Kids also have a chance to try on different culture's clothing, like little lederhosen and Middle Eastern outfits – and test out an African finger harp or Indian percussion instrument, all in the "Children Around the World" – which also stocks ethnic jewelry and dolls.
An idea is born
The center's creators, Elizabeth and Dexter Snyder, were inspired by their own grandkids, all under age 6. Really, the idea began in their Birmingham home – where they actually spent two years developing the program.
"We've got a museum in our house here," laughs Elizabeth, 69. "We just love this stuff!" The Boston Museum of Science also offered plenty of guidance and inspiration, she says (they visit often, since they also have kids and a granddaughter in Massachusetts).

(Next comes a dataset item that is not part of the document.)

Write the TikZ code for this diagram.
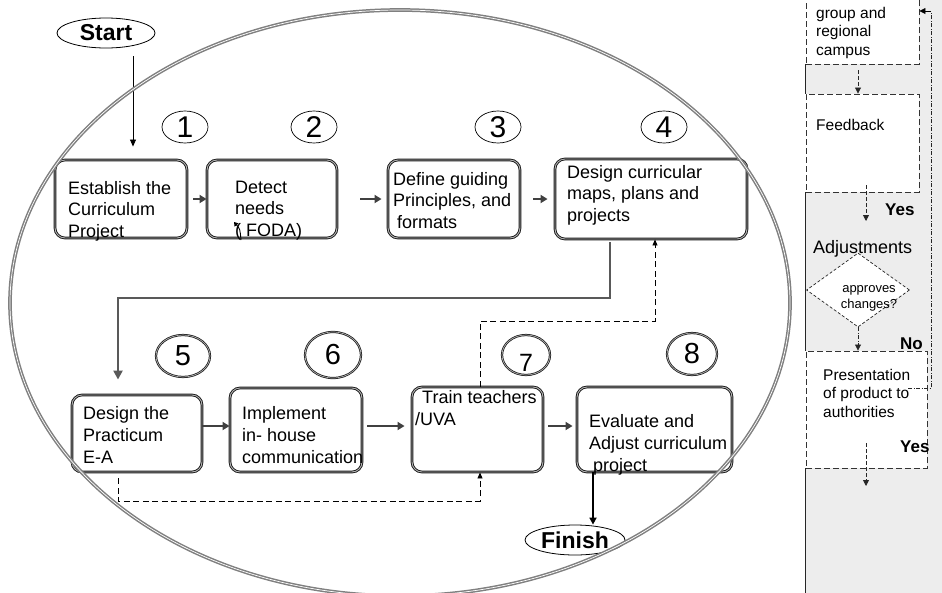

The Snyders saw firsthand how Plexiglas cases can curb wee ones' instincts to grab and discover. "Kids use a remote control to make things happen," says Elizabeth, of a common traditional approach. Granted, "That has a lot of value."
But, "For really young kids, we wanted them to touch everything," she explains, "feel it and experience everything."
So much to explore
That's why here, rug rats are welcome to use microscopes and magnifying glasses to view whatever they desire. Special activities let them delve into cool icky stuff, like owl pellets (that's puke!).
Kids also can take "field notes" on special rocks – a subject dear to Dexter, a retired physical chemist – which they then take home. "We hope that's the beginning of a collection," Elizabeth says.
And "Look out the Window" is one of the latest additions. Created by an Eagle Scout, it lets kids climb up a hand-railed set of stairs to peek outside with a pair of binoculars – where they see feathered friends visiting an array of birdfeeders and birdhouses just outside.
Before you go
Set in the museum's lower level, Discovery Center is open 12:30-3:30 p.m. on Sundays only. Parents are highly encouraged to register in advance, Elizabeth says, space is very limited.
Sessions last 45 minutes, and there is a limit of two kids per adult. It's free with admission for CIS.